— Start —

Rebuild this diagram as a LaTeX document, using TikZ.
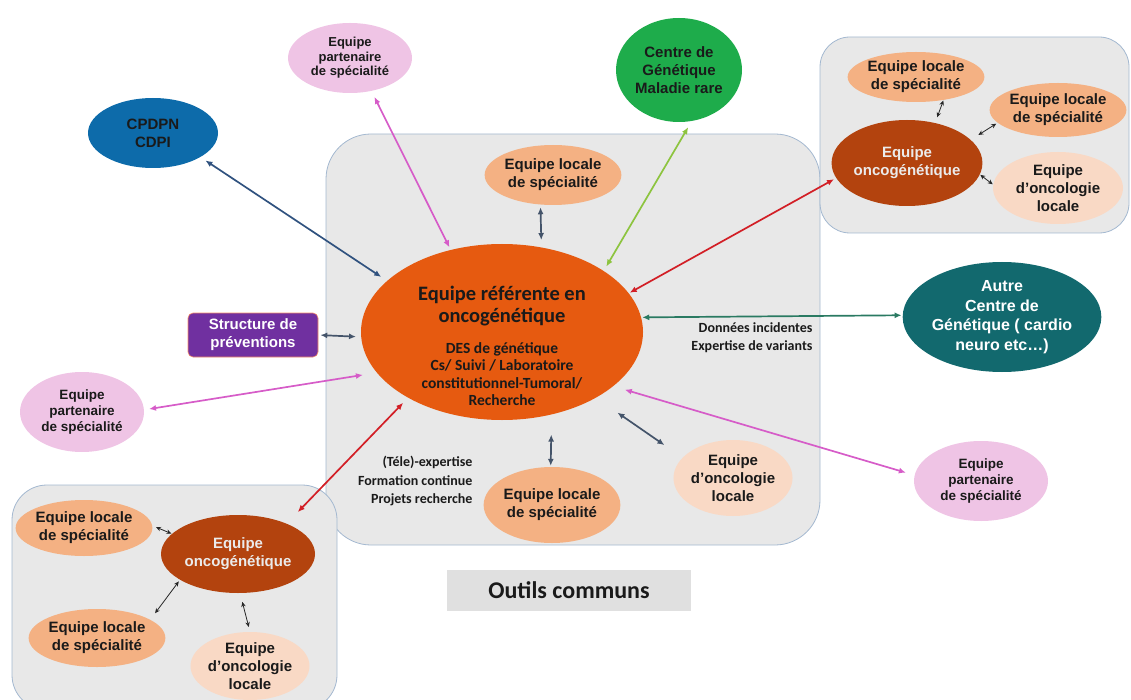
\documentclass[tikz,border=0pt]{standalone}
\usepackage{fontspec}
\setmainfont{Liberation Sans}
\newfontfamily\calfont{Carlito}
\usetikzlibrary{shapes.geometric,arrows.meta}
\definecolor{cBox}{HTML}{E8E8E8}
\definecolor{cBoxLine}{HTML}{A3B8D0}
\definecolor{cOrange}{HTML}{E65A10}
\definecolor{cLocal}{HTML}{F4B183}
\definecolor{cOnco}{HTML}{F9D9C5}
\definecolor{cPart}{HTML}{EFC4E5}
\definecolor{cBlue}{HTML}{0D6BAA}
\definecolor{cGreen}{HTML}{1EAC4B}
\definecolor{cTeal}{HTML}{12696E}
\definecolor{cPurple}{HTML}{7030A0}
\definecolor{cBrown}{HTML}{B3430E}
\definecolor{cTools}{HTML}{E0E0E0}
\definecolor{cText}{HTML}{1A1A1A}
\definecolor{aSlate}{HTML}{44546A}
\definecolor{aNavy}{HTML}{30527F}
\definecolor{aPink}{HTML}{D65CC8}
\definecolor{aGreen}{HTML}{8DC43F}
\definecolor{aRed}{HTML}{D21F26}
\definecolor{aTeal}{HTML}{2A7A62}
\tikzset{
  ell/.style={ellipse, inner sep=0pt, align=center, text=cText,
    font=\bfseries\fontsize{15}{18}\selectfont},
  smallell/.style={ell, font=\bfseries\fontsize{13}{14.5}\selectfont},
  panel/.style={draw=cBoxLine, fill=cBox, line width=0.8pt, inner sep=0pt},
  arr/.style={line width=1.7pt, {Latex[length=7pt,width=6pt]}-{Latex[length=7pt,width=6pt]}},
  sarr/.style={line width=0.8pt, draw=black!85, {Stealth[length=5pt,width=4.5pt]}-{Stealth[length=5pt,width=4.5pt]}},
  caltext/.style={text=cText, font=\calfont\bfseries\fontsize{14}{18.5}\selectfont}
}
\begin{document}
\begin{tikzpicture}[x=1pt,y=-1pt]
\useasboundingbox (0,0) rectangle (1131,700);
\clip (0,0) rectangle (1131,700);
% panels
\node[panel, rounded corners=45pt, minimum width=494, minimum height=411] (mainbox) at (573,339.5) {};
\node[panel, rounded corners=35pt, minimum width=325, minimum height=225] (blbox) at (174.5,597.5) {};
\node[panel, rounded corners=30pt, minimum width=309, minimum height=196] (trbox) at (974.5,135) {};
% central node
\node[ellipse, fill=cOrange, minimum width=282, minimum height=176, inner sep=0pt] (C) at (502,332) {};
\node[align=center, text=cText, font=\calfont\bfseries\fontsize{20.5}{22}\selectfont] (Ctitle) at (502,306) {Equipe référente en\\oncogénétique};
\node[align=center, text=cText, font=\calfont\bfseries\fontsize{15.5}{17.5}\selectfont] (Csub) at (502,374) {DES de génétique\\Cs/ Suivi / Laboratoire\\constitutionnel-Tumoral/\\Recherche};
% outer nodes
\node[ell, fill=cBlue, minimum width=130, minimum height=70] (CP) at (153,133) {CPDPN\\CDPI};
\node[smallell, fill=cPart, minimum width=124, minimum height=70] (P1) at (350,58) {Equipe\\partenaire\\de spécialité};
\node[ell, fill=cGreen, minimum width=126, minimum height=104] (G) at (679,70) {Centre de\\Génétique\\Maladie rare};
\node[ell, fill=cLocal, minimum width=134, minimum height=60] (L1) at (553,175) {Equipe locale\\de spécialité};
\node[ell, fill=cTeal, text=white, minimum width=192, minimum height=110, font=\bfseries\fontsize{16}{19.5}\selectfont] (A) at (1002,317) {Autre\\Centre de\\Génétique ( cardio\\neuro etc…)};
\node[draw=cLocal!80!red, line width=0.6pt, fill=cPurple, rounded corners=5pt, minimum width=130, minimum height=44, inner sep=0pt, align=center, text=white, font=\bfseries\fontsize{15}{18}\selectfont] (S) at (253,335) {Structure de\\préventions};
\node[smallell, fill=cPart, minimum width=124, minimum height=80, font=\bfseries\fontsize{13.5}{16}\selectfont] (P2) at (82,412) {Equipe\\partenaire\\de spécialité};
\node[ell, fill=cLocal, minimum width=124, minimum height=76] (L2) at (552,505) {Equipe locale\\de spécialité};
\node[ell, fill=cOnco, minimum width=114, minimum height=76] (D) at (733,478) {Equipe\\d'oncologie\\locale};
\node[smallell, fill=cPart, minimum width=134, minimum height=80, font=\bfseries\fontsize{13.5}{16}\selectfont] (P3) at (981,481) {Equipe\\partenaire\\de spécialité};
% top-right panel
\node[ell, fill=cLocal, minimum width=128, minimum height=50] (T1) at (916,77) {Equipe locale\\de spécialité};
\node[ell, fill=cLocal, minimum width=132, minimum height=54] (T2) at (1058,110) {Equipe locale\\de spécialité};
\node[ell, fill=cBrown, text=white!92!black, minimum width=148, minimum height=86] (O1) at (907,163) {Equipe\\oncogénétique};
\node[ell, fill=cOnco, minimum width=130, minimum height=72] (T3) at (1058,188) {Equipe\\d'oncologie\\locale};
% bottom-left panel
\node[ell, fill=cLocal, minimum width=128, minimum height=56] (B1) at (84,528) {Equipe locale\\de spécialité};
\node[ell, fill=cBrown, text=white!92!black, minimum width=154, minimum height=78] (O2) at (238,554) {Equipe\\oncogénétique};
\node[ell, fill=cLocal, minimum width=134, minimum height=58] (B2) at (97,638) {Equipe locale\\de spécialité};
\node[ell, fill=cOnco, minimum width=116, minimum height=68] (B3) at (250,666) {Equipe\\d'oncologie\\locale};
% texts
\node[caltext, align=right, anchor=east] (dtext) at (816,337.5) {Données incidentes\\Expertise de variants};
\node[caltext, align=right, anchor=east] (ftext) at (476,481) {(Téle)-expertise\\Formation continue\\Projets recherche};
\node[fill=cTools, minimum width=244, minimum height=41, inner sep=0pt, text=cText, font=\calfont\bfseries\fontsize{24}{26}\selectfont] (tools) at (569,590.5) {Outils communs};
% main arrows
\draw[arr, aNavy, shorten <=6pt, shorten >=7pt] (CP.-27.4) -- (C.156.1);
\draw[arr, aPink, shorten <=6.6pt, shorten >=2.8pt] (P1.-57) -- (C.122.7);
\draw[arr, aSlate, shorten <=2.6pt, shorten >=7.3pt] (L1.-113.9) -- (C.65.8);
\draw[arr, aGreen, shorten <=7pt, shorten >=5pt] (G.-76.2) -- (C.31.4);
\draw[arr, aRed, shorten <=2.4pt, shorten >=1pt] (O1.-168.2) -- (C.17.6);
\draw[arr, aTeal, shorten <=1pt, shorten >=1pt] (A.179.4) -- (C.6.6);
\draw[arr, aSlate, shorten <=2pt, shorten >=5pt] (S.east) -- (C.-178.8);
\draw[arr, aPink, shorten <=5pt, shorten >=14pt] (P2.2) -- (C.-162.9);
\draw[arr, aPink, shorten <=9pt, shorten >=12pt] (P3.175.5) -- (C.-26.4);
\draw[arr, aSlate, shorten <=22pt, shorten >=26pt] (D.158.9) -- (C.-35.2);
\draw[arr, aSlate, shorten <=1pt, shorten >=20pt] (L2.92) -- (C.-59.9);
\draw[arr, aRed, shorten <=16pt, shorten >=7pt] (O2.32.2) -- (C.-145);
% small arrows
\draw[sarr, shorten <=0.5pt, shorten >=6pt] (T1.-40.4) -- (O1.55.4);
\draw[sarr, shorten <=1.6pt, shorten >=9pt] (T2.-168.9) -- (O1.20.1);
\draw[sarr, shorten <=0.5pt, shorten >=0.5pt] (T3.177.4) -- (O1.-9.6);
\draw[sarr, shorten <=4pt, shorten >=0.5pt] (B1.2.5) -- (O2.163.9);
\draw[sarr, shorten <=8pt, shorten >=2pt] (B2.19.3) -- (O2.-156.9);
\draw[sarr, shorten <=5pt, shorten >=9pt] (B3.90) -- (O2.-87.6);
\end{tikzpicture}
\end{document}
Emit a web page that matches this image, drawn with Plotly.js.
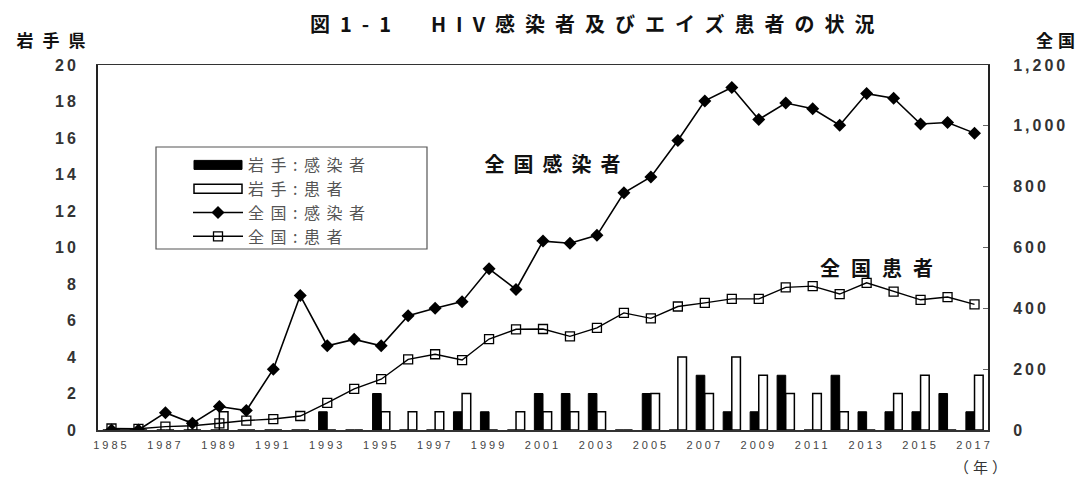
<!DOCTYPE html>
<html>
<head>
<meta charset="utf-8">
<script src="https://cdn.plot.ly/plotly-3.0.1.min.js"></script>
<style>
  body { margin: 0; background: #fff; }
  #chart { width: 1080px; height: 477px; }
  .gtitle { letter-spacing: 10px; }
  .annotation .annotation-text { letter-spacing: 9px; }
  .annotation[data-index="1"] .annotation-text { letter-spacing: 11px; }
  .annotation[data-index="2"] .annotation-text { letter-spacing: 9px; }
  .annotation[data-index="3"] .annotation-text { letter-spacing: 5px; }
  .annotation[data-index="4"] .annotation-text { letter-spacing: 4px; }
  .legendtext { letter-spacing: 6.5px; }
  .xtick text { letter-spacing: 3px; }
  .ytick text, .y2tick text { letter-spacing: 3px; }
</style>
</head>
<body>
<div id="chart"></div>
<script>
// ---- data ----
const years = ['1985','1986','1987','1988','1989','1990','1991','1992','1993','1994','1995',
  '1996','1997','1998','1999','2000','2001','2002','2003','2004','2005','2006',
  '2007','2008','2009','2010','2011','2012','2013','2014','2015','2016','2017'];

// 岩手: 感染者 (left axis)
const iwateInfected = [0,0,0,0,0,0,0,0,1,0,2,0,0,1,1,0,2,2,2,0,2,0,3,1,1,3,0,3,1,1,1,2,1];
// 岩手: 患者 (left axis)
const iwatePatients = [0,0,0,0,1,0,0,0,0,0,1,1,1,2,0,1,1,1,1,0,2,4,2,4,3,2,2,1,0,2,3,0,3];
// 全国: 感染者 (right axis)
const nationInfected = [0,0,57,22,77,64,200,442,277,298,277,376,400,422,530,462,621,614,640,780,
  832,952,1082,1126,1021,1075,1056,1002,1106,1091,1006,1011,976];
// 全国: 患者 (right axis)
const nationPatients = [5,4,11,14,22,31,36,46,89,135,167,232,249,230,299,331,332,308,336,385,
  367,406,418,431,431,469,473,447,484,455,428,437,413];

const xTickLabels = ['1985','1987','1989','1991','1993','1995','1997','1999','2001','2003',
  '2005','2007','2009','2011','2013','2015','2017'];

const seriesNames = ['岩手:感染者','岩手:患者','全国:感染者','全国:患者'];

// ---- plot ----
const JP = '"Noto Sans CJK JP", "Noto Sans", sans-serif';
const AX = '"Liberation Sans", Arial, sans-serif';

const traces = [
  { type:'bar', x:years, y:iwateInfected, name:seriesNames[0], yaxis:'y',
    marker:{ color:'#000', line:{ color:'#000', width:1 } } },
  { type:'bar', x:years, y:iwatePatients, name:seriesNames[1], yaxis:'y',
    marker:{ color:'#fff', line:{ color:'#000', width:1.5 } } },
  { type:'scatter', mode:'lines+markers', x:years, y:nationInfected, name:seriesNames[2], yaxis:'y2',
    line:{ color:'#000', width:1.6 },
    marker:{ symbol:'diamond', size:10, color:'#000' } },
  { type:'scatter', mode:'lines+markers', x:years, y:nationPatients, name:seriesNames[3], yaxis:'y2',
    line:{ color:'#000', width:1.4 },
    marker:{ symbol:'square-open', size:9, color:'#000', line:{ width:1.3 } } }
];

const L = 98, R = 988, T = 65, B = 430;
const W = 1080, H = 477;
const px = v => (v - L) / (R - L);
const py = v => (B - v) / (B - T);

const layout = {
  width: W, height: H,
  margin: { l: L, r: W - R, t: T, b: H - B, pad: 0 },
  paper_bgcolor: '#fff', plot_bgcolor: '#fff',
  font: { family: JP, color: '#000' },
  showlegend: true,
  barmode: 'group', bargap: 0.36, bargroupgap: 0,
  title: { text: '図1-1　HIV感染者及びエイズ患者の状況',
    font: { family: JP, size: 20, color: '#111', weight: 'bold' },
    x: 0.553, xanchor: 'center', y: 1 - 25 / H, yanchor: 'middle' },
  xaxis: {
    type: 'category', range: [-0.5, years.length - 0.5], autorange: false,
    tickmode: 'array', tickvals: xTickLabels, ticktext: xTickLabels,
    showgrid: false, zeroline: false, showline: true, linecolor: '#333', linewidth: 1.5,
    mirror: true, ticks: '', tickfont: { family: AX, size: 11, color: '#444' },
    ticklabelstandoff: 4, tickangle: 0
  },
  // left axis: labels pushed away from the axis by transparent outside ticks
  yaxis: {
    range: [0, 20], dtick: 2, showgrid: false, zeroline: false,
    showline: true, linecolor: '#222', linewidth: 2, ticks: 'outside', ticklen: 14,
    tickcolor: 'rgba(0,0,0,0)', tickfont: { family: AX, size: 16, color: '#333', weight: 'bold' }
  },
  // companion left axis drawing only the short inside tick marks
  yaxis3: {
    overlaying: 'y', side: 'left', range: [0, 20], dtick: 2, showgrid: false, zeroline: false,
    showline: false, showticklabels: false, ticks: 'inside', ticklen: 5, tickcolor: '#666'
  },
  yaxis2: {
    overlaying: 'y', side: 'right', range: [0, 1200], dtick: 200, tickformat: ',d',
    showgrid: false, zeroline: false, showline: true, linecolor: '#222', linewidth: 2,
    ticks: 'inside', ticklen: 5, tickcolor: '#666',
    tickfont: { family: AX, size: 16, color: '#333', weight: 'bold' },
    ticklabelstandoff: 20
  },
  legend: {
    x: px(188), xanchor: 'left', y: py(148), yanchor: 'top',
    bgcolor: 'rgba(255,255,255,0)', borderwidth: 0,
    font: { family: JP, size: 16, color: '#555' },
    itemwidth: 50, tracegroupgap: 0, traceorder: 'normal'
  },
  shapes: [
    { type: 'rect', xref: 'paper', yref: 'paper', x0: px(156), x1: px(427), y0: py(249), y1: py(147),
      line: { color: '#555', width: 1.2 }, fillcolor: 'rgba(0,0,0,0)', layer: 'above' }
  ],
  annotations: [
    { text: '全国感染者', xref: 'paper', yref: 'paper', x: px(557), y: py(163),
      xanchor: 'center', yanchor: 'middle',
      showarrow: false, font: { family: JP, size: 20, color: '#111', weight: 'bold' } },
    { text: '全国患者', xref: 'paper', yref: 'paper', x: px(882), y: py(267),
      xanchor: 'center', yanchor: 'middle',
      showarrow: false, font: { family: JP, size: 20, color: '#111', weight: 'bold' } },
    { text: '岩手県', xref: 'paper', yref: 'paper', x: px(55), y: py(39),
      xanchor: 'center', yanchor: 'middle',
      showarrow: false, font: { family: JP, size: 17, color: '#111', weight: 'bold' } },
    { text: '全国', xref: 'paper', yref: 'paper', x: px(1058), y: py(40),
      xanchor: 'center', yanchor: 'middle',
      showarrow: false, font: { family: JP, size: 17, color: '#111', weight: 'bold' } },
    { text: '（年）', xref: 'paper', yref: 'paper', x: px(982), y: py(467),
      xanchor: 'center', yanchor: 'middle',
      showarrow: false, font: { family: JP, size: 15, color: '#333' } }
  ]
};

function tweak() {
  // wide legend swatches for the two bar series
  const items = document.querySelectorAll('#chart .legend .traces');
  items.forEach((g, i) => {
    if (i > 1) return;
    g.querySelectorAll('.legendpoints path').forEach(p => {
      p.setAttribute('d', 'M-24,4.5H24V-4.5H-24Z');
      p.setAttribute('transform', 'translate(30,0)');
    });
  });
}

const gd = document.getElementById('chart');
Plotly.newPlot(gd, traces, layout, { displayModeBar: false, staticPlot: true }).then(() => {
  tweak();
  gd.on('plotly_afterplot', tweak);
});
</script>
</body>
</html>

— End —

_REQUIRED WORK:_ Filter the listing for the word "this" and copy every line that holds it.

_EXPECTED OUTPUT:_
Rebuild this diagram as a LaTeX document, using TikZ.
Emit a web page that matches this image, drawn with Plotly.js.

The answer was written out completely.